The special judge’s order is the latest twist in a legal battle over Foyst’s candidacy that started this past summer over the Bartholomew County Republican Party’s efforts to fill a vacancy for the Columbus City Council District 6 seat in the 2023 general election.

Foyst was initially selected as the Republican nominee for Columbus City Council District 6 in the 2023 municipal election during a party caucus held in July 2023 after nobody filed to run for the seat in the GOP primary, leaving a vacancy in the Nov. 7 general election.

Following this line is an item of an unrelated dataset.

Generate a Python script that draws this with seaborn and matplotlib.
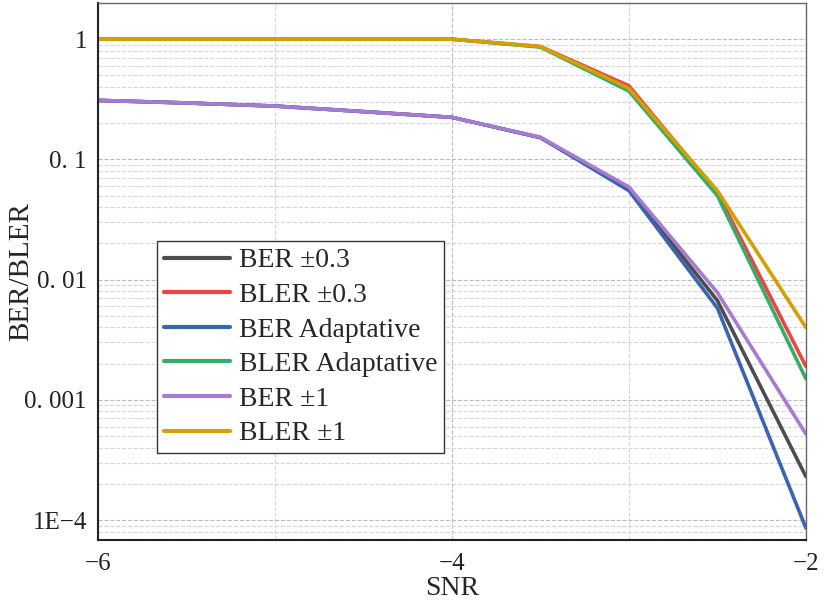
import numpy as np
import pandas as pd
import matplotlib
matplotlib.use('Agg')
import matplotlib.pyplot as plt
import seaborn as sns
from matplotlib.ticker import FixedLocator, FixedFormatter, NullFormatter

snr = [-6, -5.5, -5, -4.5, -4, -3.5, -3, -2.5, -2]

ber_03 = [0.31, 0.295, 0.278, 0.25, 0.224, 0.152, 0.057, 0.0067, 0.00023]
bler_03 = [1.0, 1.0, 1.0, 1.0, 1.0, 0.87, 0.41, 0.053, 0.0019]
ber_adapt = [0.31, 0.295, 0.278, 0.25, 0.224, 0.152, 0.055, 0.0058, 0.000086]
bler_adapt = [1.0, 1.0, 1.0, 1.0, 1.0, 0.86, 0.37, 0.050, 0.0015]
ber_1 = [0.31, 0.295, 0.278, 0.25, 0.224, 0.153, 0.059, 0.0078, 0.00052]
bler_1 = [1.0, 1.0, 1.0, 1.0, 1.0, 0.87, 0.39, 0.055, 0.004]

names = ['BER \u00b10.3', 'BLER \u00b10.3', 'BER Adaptative', 'BLER Adaptative',
         'BER \u00b11', 'BLER \u00b11']
series = [ber_03, bler_03, ber_adapt, bler_adapt, ber_1, bler_1]
colors = ['#4d4d4d', '#ec4444', '#3b63ae', '#3aaa6a', '#a87bd2', '#d4a000']

rows = []
for n, vals in zip(names, series):
    for x, v in zip(snr, vals):
        rows.append({'SNR': x, 'val': v, 'curve': n})
df = pd.DataFrame(rows)

sns.set_style('white')
plt.rcParams['font.family'] = ['Liberation Serif', 'DejaVu Serif']

fig = plt.figure(figsize=(8.24, 6.09), dpi=100)
ax = fig.add_axes([0.119, 0.113, 0.859, 0.882])

sns.lineplot(data=df, x='SNR', y='val', hue='curve', hue_order=names,
             palette=colors, linewidth=2.6, ax=ax, sort=False)

ax.set_yscale('log')
ax.set_xlim(-6, -2)
ax.set_ylim(6.8e-5, 2.0)

ax.xaxis.set_major_locator(FixedLocator([-6, -4, -2]))
ax.xaxis.set_major_formatter(FixedFormatter(['\u22126', '\u22124', '\u22122']))
ax.xaxis.set_minor_locator(FixedLocator([-5, -3]))

yt = [1e-4, 1e-3, 1e-2, 1e-1, 1]
ax.yaxis.set_major_locator(FixedLocator(yt))
ax.yaxis.set_major_formatter(FixedFormatter(['1E\u22124', '0. 001', '0. 01', '0. 1', '1']))
ax.yaxis.set_minor_locator(matplotlib.ticker.LogLocator(base=10, subs=np.arange(2, 10)))
ax.yaxis.set_minor_formatter(NullFormatter())

ax.tick_params(axis='both', which='major', direction='in', length=7, width=1.3,
               labelsize=18, colors='#222222')
ax.tick_params(axis='both', which='minor', direction='in', length=4, width=1.1)
ax.tick_params(axis='x', pad=9)
ax.tick_params(axis='y', pad=8)

ax.grid(True, which='major', axis='both', color='#bbbbbb', linestyle='--', linewidth=0.8)
ax.grid(True, which='minor', axis='both', color='#d6d6d6', linestyle='--', linewidth=0.8)

for s in ['left', 'bottom']:
    ax.spines[s].set_color('#222222')
    ax.spines[s].set_linewidth(1.5)
for s in ['top', 'right']:
    ax.spines[s].set_color('#666666')
    ax.spines[s].set_linewidth(1.0)

ax.set_xlabel('SNR', fontsize=20, labelpad=1)
ax.set_ylabel('BER/BLER', fontsize=21)
ax.yaxis.set_label_coords(-0.09, 0.5)

leg = ax.legend(loc='upper left', bbox_to_anchor=(0.083, 0.557), fontsize=20,
                frameon=True, fancybox=False, edgecolor='#333333', framealpha=1,
                handlelength=2.4, handletextpad=0.3, labelspacing=0.33,
                borderpad=0.25, borderaxespad=0)
leg.get_frame().set_linewidth(1.0)
for line in leg.get_lines():
    line.set_linewidth(3)

fig.savefig('out.png', dpi=100)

Thomas challenged Foyst’s candidacy this past summer, arguing that local GOP officials failed to file a required notice of the party caucus with the Bartholomew County Clerk’s Office before the state-imposed deadline. In August, the bipartisan Bartholomew County Election Board upheld Thomas’ challenge and removed Foyst from the ballot.

However, the Bartholomew County Republican Party decided to hold another caucus and selected Foyst once again to fill the vacancy, pointing to a section in the Indiana Code that allowed the GOP to fill the vacancy following “the successful challenge of a candidate.”

Thomas then attempted to challenge Foyst’s candidacy again, but his request was denied by Bartholomew County Clerk Shari Lentz because the deadline had passed to file a challenge, prompting Thomas to file a lawsuit against Foyst and all three members of the Bartholomew County Election Board, including Lentz.

The case was initially assigned to Bartholomew Circuit Court Judge Kelly Benjamin, who recused herself. The case was later turned over to Loyd. In November, Loyd dismissed the claims against the Bartholomew County Election Board, leaving Foyst as the lone defendant.